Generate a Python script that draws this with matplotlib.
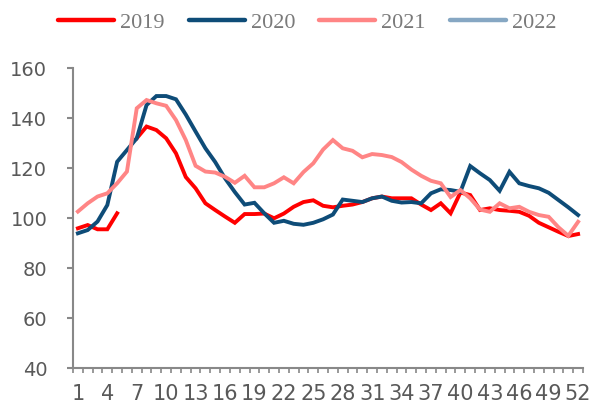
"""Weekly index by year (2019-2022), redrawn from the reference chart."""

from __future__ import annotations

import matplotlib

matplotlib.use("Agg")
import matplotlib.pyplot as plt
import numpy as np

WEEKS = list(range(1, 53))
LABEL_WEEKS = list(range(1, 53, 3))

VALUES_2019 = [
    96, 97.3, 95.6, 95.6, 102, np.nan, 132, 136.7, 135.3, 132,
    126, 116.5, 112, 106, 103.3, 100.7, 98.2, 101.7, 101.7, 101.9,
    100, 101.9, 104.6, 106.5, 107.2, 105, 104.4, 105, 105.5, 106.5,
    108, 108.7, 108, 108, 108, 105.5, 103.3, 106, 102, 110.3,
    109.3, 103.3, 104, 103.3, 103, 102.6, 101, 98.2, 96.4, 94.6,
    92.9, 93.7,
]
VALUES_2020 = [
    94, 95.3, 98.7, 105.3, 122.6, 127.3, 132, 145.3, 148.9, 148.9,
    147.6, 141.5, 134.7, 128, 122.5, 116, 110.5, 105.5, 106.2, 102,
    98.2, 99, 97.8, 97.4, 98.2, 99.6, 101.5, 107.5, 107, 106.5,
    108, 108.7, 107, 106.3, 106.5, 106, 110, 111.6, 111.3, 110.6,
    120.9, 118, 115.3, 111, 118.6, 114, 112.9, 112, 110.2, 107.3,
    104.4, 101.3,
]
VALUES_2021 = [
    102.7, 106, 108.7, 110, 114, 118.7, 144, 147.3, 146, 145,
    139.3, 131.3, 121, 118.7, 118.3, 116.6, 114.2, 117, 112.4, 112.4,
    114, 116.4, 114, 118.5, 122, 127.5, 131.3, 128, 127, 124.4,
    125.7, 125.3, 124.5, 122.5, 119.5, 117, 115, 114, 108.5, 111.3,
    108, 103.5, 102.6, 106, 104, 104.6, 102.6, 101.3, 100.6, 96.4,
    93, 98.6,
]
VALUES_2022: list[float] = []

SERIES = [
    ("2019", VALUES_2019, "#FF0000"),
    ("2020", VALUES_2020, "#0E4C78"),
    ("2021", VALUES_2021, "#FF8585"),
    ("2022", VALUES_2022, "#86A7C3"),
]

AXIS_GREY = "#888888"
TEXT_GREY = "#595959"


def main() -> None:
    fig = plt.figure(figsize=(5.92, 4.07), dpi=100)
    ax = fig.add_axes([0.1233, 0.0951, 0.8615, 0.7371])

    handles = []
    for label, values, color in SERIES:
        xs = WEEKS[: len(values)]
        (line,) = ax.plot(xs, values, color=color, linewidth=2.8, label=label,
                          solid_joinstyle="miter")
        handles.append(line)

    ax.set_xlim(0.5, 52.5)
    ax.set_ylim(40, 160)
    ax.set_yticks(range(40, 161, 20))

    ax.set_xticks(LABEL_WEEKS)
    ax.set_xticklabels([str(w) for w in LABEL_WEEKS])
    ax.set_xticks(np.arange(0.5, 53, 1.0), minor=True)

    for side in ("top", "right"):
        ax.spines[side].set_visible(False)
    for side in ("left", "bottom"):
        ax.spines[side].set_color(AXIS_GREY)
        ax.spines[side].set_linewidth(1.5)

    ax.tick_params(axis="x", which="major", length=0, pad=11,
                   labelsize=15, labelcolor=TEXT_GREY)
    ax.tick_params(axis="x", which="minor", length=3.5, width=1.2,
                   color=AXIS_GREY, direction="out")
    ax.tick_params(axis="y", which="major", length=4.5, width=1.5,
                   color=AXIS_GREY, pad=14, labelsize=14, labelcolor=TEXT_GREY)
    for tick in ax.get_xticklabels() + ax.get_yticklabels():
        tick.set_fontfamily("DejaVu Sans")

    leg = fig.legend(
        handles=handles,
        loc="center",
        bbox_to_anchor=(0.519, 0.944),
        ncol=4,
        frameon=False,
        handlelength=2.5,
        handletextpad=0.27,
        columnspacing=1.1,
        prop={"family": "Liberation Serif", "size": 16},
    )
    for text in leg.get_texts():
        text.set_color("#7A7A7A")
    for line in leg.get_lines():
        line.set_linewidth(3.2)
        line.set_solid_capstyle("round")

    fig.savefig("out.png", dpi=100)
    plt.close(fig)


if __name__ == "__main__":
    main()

* * *

**Task to carry out:** Return exactly what appears from the opening line of the material through the line with "LABEL_WEEKS = list(range(1, 53, 3))", apart from the pictures.

**Finished task:**
Generate a Python script that draws this with matplotlib.
"""Weekly index by year (2019-2022), redrawn from the reference chart."""

from __future__ import annotations

import matplotlib

matplotlib.use("Agg")
import matplotlib.pyplot as plt
import numpy as np

WEEKS = list(range(1, 53))
LABEL_WEEKS = list(range(1, 53, 3))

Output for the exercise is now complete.